This image represents a truly epic milestone for my latest project. The not-quite-finished tower in the foreground was entirely built from within the game (as opposed to inside the Unity editor). This is something I really didn't think was possible. While I knew that Unity could potentially allow for this, my own limitations and desire to put the time in to learn the scripting skills I thought would be required kept me from having any real hopes that I could take the project to this level.
What I did not realize was just how little the UFPS assets that I was making use of would need to be altered to give me the capability to manipulate the blocks in the game with the precision that you need to be able to stack them so neatly.
A bit of explanation may be in order first. UFPS stands for Ultimate First Person Shooter. It's a set of pre-programmed assets and example scripts that allow you to quickly and rather easily get a first person game working. It happens to allow for picking up physics objects (called rigid bodies) and dropping and throwing them.
While this makes for some fun messing about, there are a number of issues with what I will call the "vanilla" behavior of this grabbing element. For one, it's imprecise. The object you pick up wobbles all over. There are some built in variables that you can change to minimize this, but it's limited on first examination. It's also very dangerous. By that I mean that as you move an object around, and especially when you first pick it up, the block you grab onto will very easily knock everything around it into shards.
Despite this I had some fun with my demo game (which you can find a link to a couple posts prior to this one), with trying to stack some blocks and make a simple structure. It is possible, just very tedious and frustrating if you want to make something cool (and not risk having it blasted apart by what feels like glitchy behavior).
Trying to build with it did give me some ideas though on what kinds of changes it would require to turn it into something you could seriously build with. And once I dug into the script I was able to isolate some code that I could see was causing much of the bad behavior. It's intended to give the grabbed object some "lifelike" motion as you move it about, this wobbling and shaking might appear to give the object some weight and heft.
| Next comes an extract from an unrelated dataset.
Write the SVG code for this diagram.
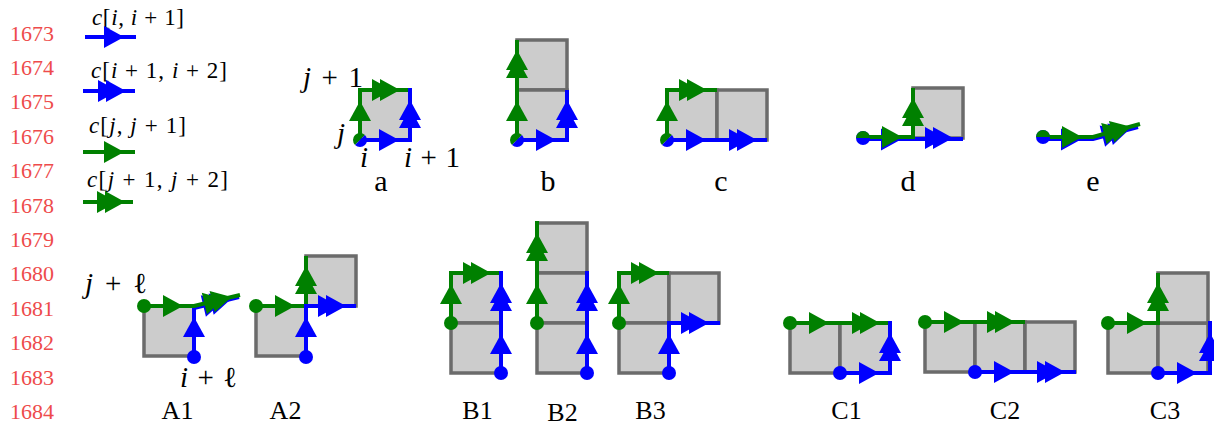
<svg xmlns="http://www.w3.org/2000/svg" xmlns:xlink="http://www.w3.org/1999/xlink" width="1214" height="427" viewBox="0 0 1214 427">
<style>
text{font-family:"Liberation Serif","DejaVu Serif",serif;fill:#000}
.ln{font-size:22px;fill:#ee4b4b}
.it{font-style:italic}
.lg{font-size:23px}
.m{font-size:29px}
.tl{font-size:30px;text-anchor:middle}
.bl{font-size:26px;text-anchor:middle}
.sq{fill:#cccccc;stroke:#6b6b6b;stroke-width:3.5}
.b{stroke:#0000ff;stroke-width:4;fill:none}
.g{stroke:#008000;stroke-width:4;fill:none}
.bf{fill:#0000ff}
.gf{fill:#008000}
</style>
<defs>
<path id="s" d="M-6,-11 L14,0 L-6,11 Z"/>
<path id="d" d="M-13,-11 L7,0 L-13,11 Z M-5,-11 L15,0 L-5,11 Z"/>
</defs>

<g id="linenumbers">
<text class="ln" x="10" y="40.5">1673</text>
<text class="ln" x="10" y="74.9">1674</text>
<text class="ln" x="10" y="109.3">1675</text>
<text class="ln" x="10" y="143.7">1676</text>
<text class="ln" x="10" y="178.1">1677</text>
<text class="ln" x="10" y="212.5">1678</text>
<text class="ln" x="10" y="246.9">1679</text>
<text class="ln" x="10" y="281.3">1680</text>
<text class="ln" x="10" y="315.7">1681</text>
<text class="ln" x="10" y="350.1">1682</text>
<text class="ln" x="10" y="384.5">1683</text>
<text class="ln" x="10" y="418.9">1684</text>
</g>

<g id="legend">
<text class="lg" x="92" y="25" textLength="92" lengthAdjust="spacing"><tspan class="it">c</tspan>[<tspan class="it">i</tspan>, <tspan class="it">i</tspan> + 1]</text>
<line class="b" x1="85" y1="37" x2="136" y2="37"/>
<use href="#s" class="bf" transform="translate(110,37)"/>
<text class="lg" x="91" y="78" textLength="136" lengthAdjust="spacing"><tspan class="it">c</tspan>[<tspan class="it">i</tspan> + 1, <tspan class="it">i</tspan> + 2]</text>
<line class="b" x1="83" y1="91" x2="135" y2="91"/>
<use href="#d" class="bf" transform="translate(111,91)"/>
<text class="lg" x="89" y="133" textLength="97" lengthAdjust="spacing"><tspan class="it">c</tspan>[<tspan class="it">j</tspan>, <tspan class="it">j</tspan> + 1]</text>
<line class="g" x1="83" y1="152" x2="135" y2="152"/>
<use href="#s" class="gf" transform="translate(110,152)"/>
<text class="lg" x="87" y="187" textLength="141" lengthAdjust="spacing"><tspan class="it">c</tspan>[<tspan class="it">j</tspan> + 1, <tspan class="it">j</tspan> + 2]</text>
<line class="g" x1="83" y1="202" x2="133" y2="202"/>
<use href="#d" class="gf" transform="translate(110,202)"/>
</g>

<g id="fig-a">
<rect class="sq" x="360" y="90" width="50" height="50"/>
<path class="g" d="M360,140 V90 H410"/>
<use href="#s" class="gf" transform="translate(360,115) rotate(-90)"/>
<use href="#d" class="gf" transform="translate(385,90)"/>
<path class="b" d="M360,140 H410 V88"/>
<use href="#s" class="bf" transform="translate(385,140)"/>
<use href="#d" class="bf" transform="translate(410,115) rotate(-90)"/>
<path class="gf" d="M364.95,135.05 A7,7 0 0 0 355.05,144.95 Z"/>
<path class="bf" d="M364.95,135.05 A7,7 0 0 1 355.05,144.95 Z"/>
<text class="m" x="303" y="87" textLength="60" lengthAdjust="spacing"><tspan class="it">j</tspan> + 1</text>
<text class="m it" x="337" y="143">j</text>
<text class="m it" x="360" y="167">i</text>
<text class="m" x="404" y="167" textLength="56" lengthAdjust="spacing"><tspan class="it">i</tspan> + 1</text>
<text class="tl" x="381" y="191">a</text>
</g>

<g id="fig-b">
<rect class="sq" x="517" y="40" width="50" height="50"/>
<rect class="sq" x="517" y="90" width="50" height="50"/>
<path class="g" d="M517,140 V40"/>
<use href="#s" class="gf" transform="translate(517,115) rotate(-90)"/>
<use href="#d" class="gf" transform="translate(517,65) rotate(-90)"/>
<path class="b" d="M517,140 H567 V90"/>
<use href="#s" class="bf" transform="translate(542,140)"/>
<use href="#d" class="bf" transform="translate(567,115) rotate(-90)"/>
<path class="gf" d="M521.95,135.05 A7,7 0 0 0 512.05,144.95 Z"/>
<path class="bf" d="M521.95,135.05 A7,7 0 0 1 512.05,144.95 Z"/>
<text class="tl" x="548" y="191">b</text>
</g>

<g id="fig-c">
<rect class="sq" x="667" y="90" width="50" height="50"/>
<rect class="sq" x="717" y="90" width="50" height="50"/>
<path class="g" d="M667,140 V90 H717"/>
<use href="#s" class="gf" transform="translate(667,115) rotate(-90)"/>
<use href="#d" class="gf" transform="translate(692,90)"/>
<path class="b" d="M667,140 H767"/>
<use href="#s" class="bf" transform="translate(692,140)"/>
<use href="#d" class="bf" transform="translate(742,140)"/>
<path class="gf" d="M671.95,135.05 A7,7 0 0 0 662.05,144.95 Z"/>
<path class="bf" d="M671.95,135.05 A7,7 0 0 1 662.05,144.95 Z"/>
<text class="tl" x="721" y="191">c</text>
</g>

<g id="fig-d">
<rect class="sq" x="913" y="88" width="50" height="50"/>
<path class="b" d="M863,139 H963"/>
<use href="#s" class="bf" transform="translate(887,139.5)"/>
<use href="#d" class="bf" transform="translate(938,138)"/>
<path class="g" d="M863,137 H913 V88"/>
<use href="#s" class="gf" transform="translate(888,137)"/>
<use href="#d" class="gf" transform="translate(913,113) rotate(-90)"/>
<circle class="bf" cx="863" cy="138" r="7"/>
<path class="gf" d="M856,138 A7,7 0 0 1 870,138 Z"/>
<text class="tl" x="908" y="191">d</text>
</g>

<g id="fig-e">
<path class="b" d="M1043,139 H1093 L1138,127"/>
<use href="#s" class="bf" transform="translate(1067,139.5)"/>
<use href="#d" class="bf" transform="translate(1115,133) rotate(-14.3)"/>
<path class="g" d="M1043,137 H1093 L1140,124"/>
<use href="#s" class="gf" transform="translate(1068,137)"/>
<use href="#d" class="gf" transform="translate(1116.5,130.5) rotate(-14.3)"/>
<circle class="bf" cx="1043" cy="137" r="7"/>
<path class="gf" d="M1036,137 A7,7 0 0 1 1050,137 Z"/>
<text class="tl" x="1093" y="191">e</text>
</g>

<g id="fig-A1">
<rect class="sq" x="144" y="306" width="50" height="50"/>
<path class="b" d="M194,357 V308 L239,297"/>
<use href="#s" class="bf" transform="translate(194,331) rotate(-90)"/>
<use href="#d" class="bf" transform="translate(216,303) rotate(-13.4)"/>
<path class="g" d="M144,306 H194 L240,295"/>
<use href="#s" class="gf" transform="translate(169,306)"/>
<use href="#d" class="gf" transform="translate(217,300.5) rotate(-13.4)"/>
<circle class="gf" cx="144" cy="306" r="7"/>
<circle class="bf" cx="194" cy="357" r="7"/>
<text class="m" x="85" y="293" textLength="62" lengthAdjust="spacing"><tspan class="it">j</tspan> + ℓ</text>
<text class="m" x="180" y="387" textLength="57" lengthAdjust="spacing"><tspan class="it">i</tspan> + ℓ</text>
<text class="bl" x="177.5" y="419">A1</text>
</g>

<g id="fig-A2">
<rect class="sq" x="256" y="306" width="50" height="50"/>
<rect class="sq" x="306" y="256" width="50" height="50"/>
<path class="g" d="M256,306 H306 V256"/>
<use href="#s" class="gf" transform="translate(281,306)"/>
<use href="#d" class="gf" transform="translate(306,281) rotate(-90)"/>
<path class="b" d="M306,357 V306 H356"/>
<use href="#s" class="bf" transform="translate(306,331) rotate(-90)"/>
<use href="#d" class="bf" transform="translate(331,306)"/>
<circle class="gf" cx="256" cy="306" r="7"/>
<circle class="bf" cx="306" cy="357" r="7"/>
<text class="bl" x="285.5" y="419">A2</text>
</g>

<g id="fig-B1">
<rect class="sq" x="451" y="273" width="50" height="50"/>
<rect class="sq" x="451" y="323" width="50" height="50"/>
<path class="g" d="M451,323 V273 H501"/>
<use href="#s" class="gf" transform="translate(451,298) rotate(-90)"/>
<use href="#d" class="gf" transform="translate(476,273)"/>
<path class="b" d="M501,373 V271"/>
<use href="#s" class="bf" transform="translate(501,348) rotate(-90)"/>
<use href="#d" class="bf" transform="translate(501,298) rotate(-90)"/>
<circle class="gf" cx="451" cy="323" r="7"/>
<circle class="bf" cx="501" cy="373" r="7"/>
<text class="bl" x="477.5" y="419">B1</text>
</g>

<g id="fig-B2">
<rect class="sq" x="537" y="223" width="50" height="50"/>
<rect class="sq" x="537" y="273" width="50" height="50"/>
<rect class="sq" x="537" y="323" width="50" height="50"/>
<path class="g" d="M537,323 V221"/>
<use href="#s" class="gf" transform="translate(537,298) rotate(-90)"/>
<use href="#d" class="gf" transform="translate(537,248) rotate(-90)"/>
<path class="b" d="M587,373 V271"/>
<use href="#s" class="bf" transform="translate(587,348) rotate(-90)"/>
<use href="#d" class="bf" transform="translate(587,298) rotate(-90)"/>
<circle class="gf" cx="537" cy="323" r="7"/>
<circle class="bf" cx="587" cy="373" r="7"/>
<text class="bl" x="562.5" y="421">B2</text>
</g>

<g id="fig-B3">
<rect class="sq" x="619" y="273" width="50" height="50"/>
<rect class="sq" x="669" y="273" width="50" height="50"/>
<rect class="sq" x="619" y="323" width="50" height="50"/>
<path class="g" d="M619,323 V273 H669"/>
<use href="#s" class="gf" transform="translate(619,298) rotate(-90)"/>
<use href="#d" class="gf" transform="translate(644,273)"/>
<path class="b" d="M669,373 V323 H720"/>
<use href="#s" class="bf" transform="translate(669,348) rotate(-90)"/>
<use href="#d" class="bf" transform="translate(694,323)"/>
<circle class="gf" cx="619" cy="323" r="7"/>
<circle class="bf" cx="669" cy="373" r="7"/>
<text class="bl" x="650.5" y="419">B3</text>
</g>

<g id="fig-C1">
<rect class="sq" x="790" y="323" width="50" height="50"/>
<rect class="sq" x="840" y="323" width="50" height="50"/>
<path class="g" d="M790,323 H890"/>
<use href="#s" class="gf" transform="translate(815,323)"/>
<use href="#d" class="gf" transform="translate(865,323)"/>
<path class="b" d="M840,373 H890 V321"/>
<use href="#s" class="bf" transform="translate(865,373)"/>
<use href="#d" class="bf" transform="translate(890,348) rotate(-90)"/>
<circle class="gf" cx="790" cy="323" r="7"/>
<circle class="bf" cx="840" cy="373" r="7"/>
<text class="bl" x="846.5" y="419">C1</text>
</g>

<g id="fig-C2">
<rect class="sq" x="925" y="322" width="50" height="50"/>
<rect class="sq" x="975" y="322" width="50" height="50"/>
<rect class="sq" x="1025" y="322" width="50" height="50"/>
<path class="g" d="M925,322 H1025"/>
<use href="#s" class="gf" transform="translate(950,322)"/>
<use href="#d" class="gf" transform="translate(1000,322)"/>
<path class="b" d="M975,372 H1076"/>
<use href="#s" class="bf" transform="translate(1000,372)"/>
<use href="#d" class="bf" transform="translate(1050,372)"/>
<circle class="gf" cx="925" cy="322" r="7"/>
<circle class="bf" cx="975" cy="372" r="7"/>
<text class="bl" x="1005" y="419">C2</text>
</g>

<g id="fig-C3">
<rect class="sq" x="1108" y="323" width="50" height="50"/>
<rect class="sq" x="1158" y="323" width="50" height="50"/>
<rect class="sq" x="1158" y="273" width="50" height="50"/>
<path class="g" d="M1108,323 H1158 V273"/>
<use href="#s" class="gf" transform="translate(1133,323)"/>
<use href="#d" class="gf" transform="translate(1158,298) rotate(-90)"/>
<path class="b" d="M1158,373 H1210 V321"/>
<use href="#s" class="bf" transform="translate(1183,373)"/>
<use href="#d" class="bf" transform="translate(1210,348) rotate(-90)"/>
<circle class="gf" cx="1108" cy="323" r="7"/>
<circle class="bf" cx="1158" cy="373" r="7"/>
<text class="bl" x="1165" y="419">C3</text>
</g>
</svg>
For some games that might be good, but for me it was bad. So I carefully modified the code, specifically commenting out (disabling) the parts that related to the wobbling and some other code that caused the block to get dropped under certain conditions.
I also eliminated some code that caused the block to quickly shift from it's initial location when grabbed to a fixed height and location relative to the player. This was the dangerous part that was making it so that as you picked up a block, it would quickly knock other blocks around it all over the place.
All of these changes, and some other minor tweaks gave me 100% better control over the block when it's grabbed and moved. So then I noticed that there were still some tweaks needing to be made to get fine grain control over the block. My game had a normal movement speed and a run speed that you can change to by holding down the shift key. What I needed now was the opposite of a run speed. So I altered the run settings to turn them into a slow-motion behavior. Now holding down shift makes two major changes. The character moves significantly slower, and the mouse becomes far less sensitive (meaning you have to move the mouse further to get the same amount of change in direction). These new tweaks allow you to manipulate the block with very fine movements.
So that leaves turning the block. When I originally pictured what you'd need to make a block game that you could build structures with, I imagined a whole host of very sophisticated keybinds for rotating the block in each direction and for shifting it in small increments, even possibly changing its size. This is the type of thing that would take a lot of sophisticated programming to achieve. I find it completely amazing that the physics and my changes to the grab script make all of that unnecessary. While certainly I can see some benefits if I can ultimately add in some of these types of features, I think it's almost better the way it works now. It's more tactile and sort of causes you to have to think and learn a skill. To get the block to turn you just have to bump it up against other blocks, or set it part way on top of one so that when you let go of it, it will fall in such a way that it rotates in the direction you need it to go. Then you pick it up again maybe move around it or farther away so that you can pick it up and orient it where you want it to ultimately be placed.
Speaking of further away, I found that once I had all this new capability, there was a significant benefit to allowing the player to pick up a block from quite a distance away from it. The early build has a 3 meter distance limitation for where you can pick up the block from. I found that if you can pick it up from a larger distance, this allows you to actually lift it high into the air, and set it down on top of a high stack of blocks. This takes some practice and a steady hand, but it works. I built most of the tower in the picture from on the ground (though at some points it's helpful to jump up onto it and make fine adjustments).
Well, I could go on for ages about this, I'm completely psyched for how this has developed. The possibilities have just gone through the roof. I'm debating now just how much I want to add before providing a downloadable version with the building capabilities incorporated. It's even got me thinking about the possibilities for a viable commercial game. My thought is that I'd like to make a video demonstration and really try and get it some exposure, find out if people like it and think it has potential.